Smart contracts: how to deal with ambiguity?

Smart contract

Smart contracts are contracts represented in code and executed by computers. They are said to revolutionise the way transactions are carried out, reduce transaction costs, remedy many of the problems that traditional contracts suffer from and even obviate the need for lawyers, notaries and other intermediaries.

It is widely believed that the use of programming languages with strictly defined syntax and automated execution will increase clarity and provide a greater level of certainty. Computer code does not permit ambiguity: something either does or does not happen as a result of code execution. While smart contacts do reduce the risk of subjective interpretation, it is questionable whether a complete elimination of contractual discretion is always desirable.

The use of ambiguous language in contracts is not inherently bad. Contracts are frequently written is broad terms to ensure a certain degree of flexibility and to allow parties to adapt to changing circumstances without the need to renegotiate the agreement. In contrast, the use of precise language may make a contract rigid and inflexible.
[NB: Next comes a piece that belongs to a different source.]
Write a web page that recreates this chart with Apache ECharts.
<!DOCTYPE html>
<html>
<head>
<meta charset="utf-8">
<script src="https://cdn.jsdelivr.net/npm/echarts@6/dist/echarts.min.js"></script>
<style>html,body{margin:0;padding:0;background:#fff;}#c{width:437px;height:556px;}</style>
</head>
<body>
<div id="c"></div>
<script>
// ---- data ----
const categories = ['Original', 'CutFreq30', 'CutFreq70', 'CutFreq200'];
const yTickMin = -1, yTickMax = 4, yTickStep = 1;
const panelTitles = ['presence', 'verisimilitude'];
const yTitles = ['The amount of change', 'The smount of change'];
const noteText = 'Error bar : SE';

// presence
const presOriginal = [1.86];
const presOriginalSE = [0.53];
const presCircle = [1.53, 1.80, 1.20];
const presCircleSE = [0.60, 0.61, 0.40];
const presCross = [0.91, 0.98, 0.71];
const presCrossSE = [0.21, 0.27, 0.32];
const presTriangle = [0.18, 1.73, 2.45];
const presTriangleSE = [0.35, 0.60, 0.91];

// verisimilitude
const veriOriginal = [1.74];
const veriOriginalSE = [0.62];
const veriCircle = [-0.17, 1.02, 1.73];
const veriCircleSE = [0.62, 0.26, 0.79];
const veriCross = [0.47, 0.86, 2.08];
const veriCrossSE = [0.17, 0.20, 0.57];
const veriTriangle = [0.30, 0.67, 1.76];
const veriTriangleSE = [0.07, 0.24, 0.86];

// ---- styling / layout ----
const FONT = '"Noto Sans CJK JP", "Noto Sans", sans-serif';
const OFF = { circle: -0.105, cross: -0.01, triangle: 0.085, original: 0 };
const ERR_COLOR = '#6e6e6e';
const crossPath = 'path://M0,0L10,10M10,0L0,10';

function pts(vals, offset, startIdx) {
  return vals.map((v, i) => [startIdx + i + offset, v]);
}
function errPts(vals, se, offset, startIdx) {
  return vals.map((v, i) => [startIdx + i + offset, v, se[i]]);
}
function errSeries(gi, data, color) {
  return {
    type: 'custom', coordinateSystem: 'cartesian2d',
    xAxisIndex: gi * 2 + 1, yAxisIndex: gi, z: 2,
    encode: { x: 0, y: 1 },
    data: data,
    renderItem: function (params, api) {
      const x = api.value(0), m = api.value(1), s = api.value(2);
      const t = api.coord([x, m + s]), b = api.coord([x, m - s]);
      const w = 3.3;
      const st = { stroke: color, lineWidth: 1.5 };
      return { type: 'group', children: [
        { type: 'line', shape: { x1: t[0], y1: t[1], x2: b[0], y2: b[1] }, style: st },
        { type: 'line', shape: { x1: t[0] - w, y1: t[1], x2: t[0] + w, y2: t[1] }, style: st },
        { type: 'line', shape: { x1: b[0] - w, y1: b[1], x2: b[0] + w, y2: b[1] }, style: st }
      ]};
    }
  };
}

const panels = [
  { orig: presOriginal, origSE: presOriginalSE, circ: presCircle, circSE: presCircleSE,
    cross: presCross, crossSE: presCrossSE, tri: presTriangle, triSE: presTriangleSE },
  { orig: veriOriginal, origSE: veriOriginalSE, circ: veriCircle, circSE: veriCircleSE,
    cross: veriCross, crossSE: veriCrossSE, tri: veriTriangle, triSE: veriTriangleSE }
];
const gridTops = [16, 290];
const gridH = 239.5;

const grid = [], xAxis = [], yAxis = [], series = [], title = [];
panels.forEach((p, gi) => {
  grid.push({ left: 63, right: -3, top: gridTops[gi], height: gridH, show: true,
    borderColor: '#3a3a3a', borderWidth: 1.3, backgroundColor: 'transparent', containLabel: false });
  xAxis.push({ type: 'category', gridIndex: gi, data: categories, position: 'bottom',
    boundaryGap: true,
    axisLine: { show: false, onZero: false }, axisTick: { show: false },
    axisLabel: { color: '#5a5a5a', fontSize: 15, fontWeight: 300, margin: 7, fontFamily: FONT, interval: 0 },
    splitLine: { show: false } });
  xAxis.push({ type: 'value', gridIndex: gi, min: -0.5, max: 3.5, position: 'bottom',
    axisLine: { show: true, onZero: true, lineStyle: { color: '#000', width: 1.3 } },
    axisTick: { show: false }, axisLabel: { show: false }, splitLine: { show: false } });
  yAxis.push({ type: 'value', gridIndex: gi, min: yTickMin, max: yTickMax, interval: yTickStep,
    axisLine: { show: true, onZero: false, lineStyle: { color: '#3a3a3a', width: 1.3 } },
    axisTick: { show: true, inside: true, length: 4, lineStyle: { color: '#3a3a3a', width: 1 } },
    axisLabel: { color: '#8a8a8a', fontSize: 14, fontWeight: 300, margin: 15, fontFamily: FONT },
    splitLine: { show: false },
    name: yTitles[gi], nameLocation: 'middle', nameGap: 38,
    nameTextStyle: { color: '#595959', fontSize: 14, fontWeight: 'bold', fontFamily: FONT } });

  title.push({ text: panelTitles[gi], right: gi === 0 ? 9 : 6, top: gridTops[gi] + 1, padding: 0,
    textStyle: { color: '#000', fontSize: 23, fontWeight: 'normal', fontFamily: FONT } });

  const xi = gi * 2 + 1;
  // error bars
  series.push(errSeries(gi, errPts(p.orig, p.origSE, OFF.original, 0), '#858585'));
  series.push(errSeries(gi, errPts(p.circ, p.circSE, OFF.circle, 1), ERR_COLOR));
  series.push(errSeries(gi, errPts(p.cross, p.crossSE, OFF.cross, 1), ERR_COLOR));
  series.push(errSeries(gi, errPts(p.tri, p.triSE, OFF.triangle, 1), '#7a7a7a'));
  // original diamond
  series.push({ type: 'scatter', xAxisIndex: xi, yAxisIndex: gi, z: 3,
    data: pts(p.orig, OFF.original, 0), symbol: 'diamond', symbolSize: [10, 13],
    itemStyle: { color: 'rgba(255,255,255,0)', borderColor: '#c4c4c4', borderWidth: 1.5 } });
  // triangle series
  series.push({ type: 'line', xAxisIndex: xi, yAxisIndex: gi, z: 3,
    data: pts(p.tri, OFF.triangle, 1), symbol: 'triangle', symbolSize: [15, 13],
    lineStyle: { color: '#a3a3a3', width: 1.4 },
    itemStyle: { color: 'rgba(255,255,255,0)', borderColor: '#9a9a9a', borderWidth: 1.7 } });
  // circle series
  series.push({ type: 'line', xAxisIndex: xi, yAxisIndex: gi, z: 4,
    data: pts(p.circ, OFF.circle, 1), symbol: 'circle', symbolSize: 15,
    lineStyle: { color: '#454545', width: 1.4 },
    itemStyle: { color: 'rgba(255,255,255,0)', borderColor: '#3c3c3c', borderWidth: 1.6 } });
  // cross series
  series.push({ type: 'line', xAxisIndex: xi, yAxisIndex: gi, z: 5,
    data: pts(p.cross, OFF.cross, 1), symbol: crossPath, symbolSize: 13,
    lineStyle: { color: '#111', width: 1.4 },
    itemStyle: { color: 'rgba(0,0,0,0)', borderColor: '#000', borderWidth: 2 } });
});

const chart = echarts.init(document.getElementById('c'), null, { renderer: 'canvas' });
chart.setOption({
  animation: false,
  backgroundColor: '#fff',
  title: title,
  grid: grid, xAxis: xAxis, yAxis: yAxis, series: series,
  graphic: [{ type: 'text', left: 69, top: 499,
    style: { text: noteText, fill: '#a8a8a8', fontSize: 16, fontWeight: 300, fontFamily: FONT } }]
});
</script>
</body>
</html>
Another question is how to convert traditional contracts into computer code. Smart contracts are unlikely to be “written” by lawyers but by specialized programmers who will translate legal language into code. The parties to the contract and their lawyers will not be able to check whether the code correctly reflects the desired functionality. Potential errors may not become evident until the phase of implementation, i.e. when the contract is executed. As there is a huge gap of abstraction between legal and programming language, there is a risk of miscommunication and potential for discrepancies between what was agreed and what was implemented. Not all legal language is capable of a reduction into an algorithm and omitting a single word in legal documents may give rise to unintended legal consequences and prolonged disputes. Some contracts rely on abstract concepts, such as “reasonable steps” or “good faith”, that do not lend themselves to encoding as they involve value judgments and are a question of degree. As words are ambiguous and capable of multiple interpretations, they may be incorrectly interpreted by those converting a particular obligation into code.
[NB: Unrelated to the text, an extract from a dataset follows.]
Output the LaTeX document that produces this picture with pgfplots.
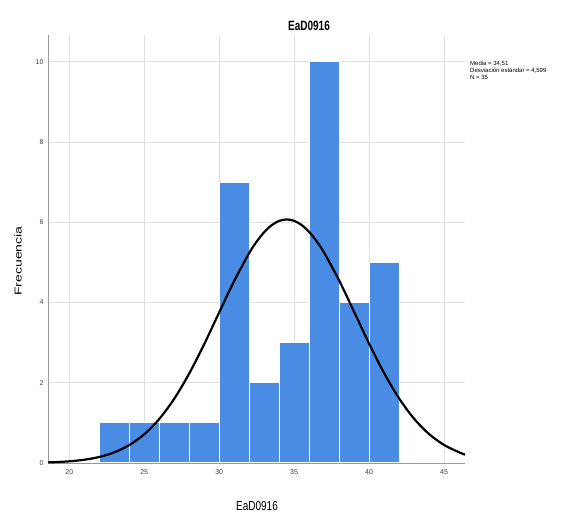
\documentclass[border=0pt]{standalone}
\usepackage{fontspec}
\setmainfont{Liberation Sans}
\usepackage{pgfplots}
\pgfplotsset{compat=1.18}
\definecolor{barblue}{RGB}{74,140,228}
\begin{document}
\begin{tikzpicture}[x=1pt,y=1pt]
\path[use as bounding box] (0,0) rectangle (572,513);
\begin{axis}[
  at={(48pt,50pt)}, anchor=south west,
  scale only axis, width=417pt, height=428pt,
  xmin=18.58, xmax=46.4, ymin=0, ymax=10.67,
  xtick={20,25,30,35,40,45}, ytick={0,2,4,6,8,10},
  major tick length=0pt,
  grid=major, grid style={draw=black!12, line width=0.8pt},
  axis x line*=bottom, axis y line*=left,
  axis line style={-, draw=black!40, line width=0.9pt},
  /pgf/number format/assume math mode=true,
  tick label style={font=\fontsize{7}{8}\selectfont, text=black!75},
  xticklabel style={yshift=-3pt},
  yticklabel style={xshift=-1pt},
  clip=false,
]
\addplot[ybar interval, fill=barblue, draw=white, line width=1pt]
  coordinates {(22,1)(24,1)(26,1)(28,1)(30,7)(32,2)(34,3)(36,10)(38,4)(40,5)(42,5)};
\addplot[black, line width=2.2pt, smooth, tension=0.5, no marks] coordinates {
(18.58,0.0153)(19,0.0206)(20,0.0419)(21,0.0812)(22,0.150)(23,0.265)(24,0.446)
(25,0.716)(26,1.096)(27,1.601)(28,2.230)(29,2.962)(30,3.754)(31,4.538)
(32,5.232)(32.5,5.519)(33,5.753)(33.5,5.928)(34,6.035)(34.51,6.072)(35,6.037)
(35.5,5.933)(36,5.762)(36.5,5.529)(37,5.244)
(38,4.553)(39,3.770)(40,2.978)(41,2.243)(42,1.612)(43,1.105)(44,0.7225)
(45,0.4504)(46,0.2678)(46.4,0.209)};
\end{axis}
\node[font=\bfseries\fontsize{10}{12}\selectfont, yscale=1.35] at (309,487) {EaD0916};
\node[font=\fontsize{10}{12}\selectfont, yscale=1.3] at (257,7) {EaD0916};
\node[font=\fontsize{10}{12}\selectfont, rotate=90, xscale=1.4] at (18,252) {Frecuencia};
\node[anchor=north west, inner sep=0pt, align=left, font=\fontsize{6}{7}\selectfont] at (470,452)
  {Media = 34,51\\Desviación estándar = 4,599\\N = 35};
\end{tikzpicture}
\end{document}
To remedy the problem of translating legal language into executable code, lawyers should draft agreements with encoding in mind. They should write contractual terms in a way that enables their subsequent translation into code by using logical, clear and unambiguous language that the programmers can understand. It is also recommendable to supplement the use of smart contracts with a written natural language-contract that would resolve liability issues in case the smart contract does not perform as it should. Another possibility is to opt for the split contracting model where non-human performance in represented in computer code, and general contractual obligations are contained in a traditional written contract.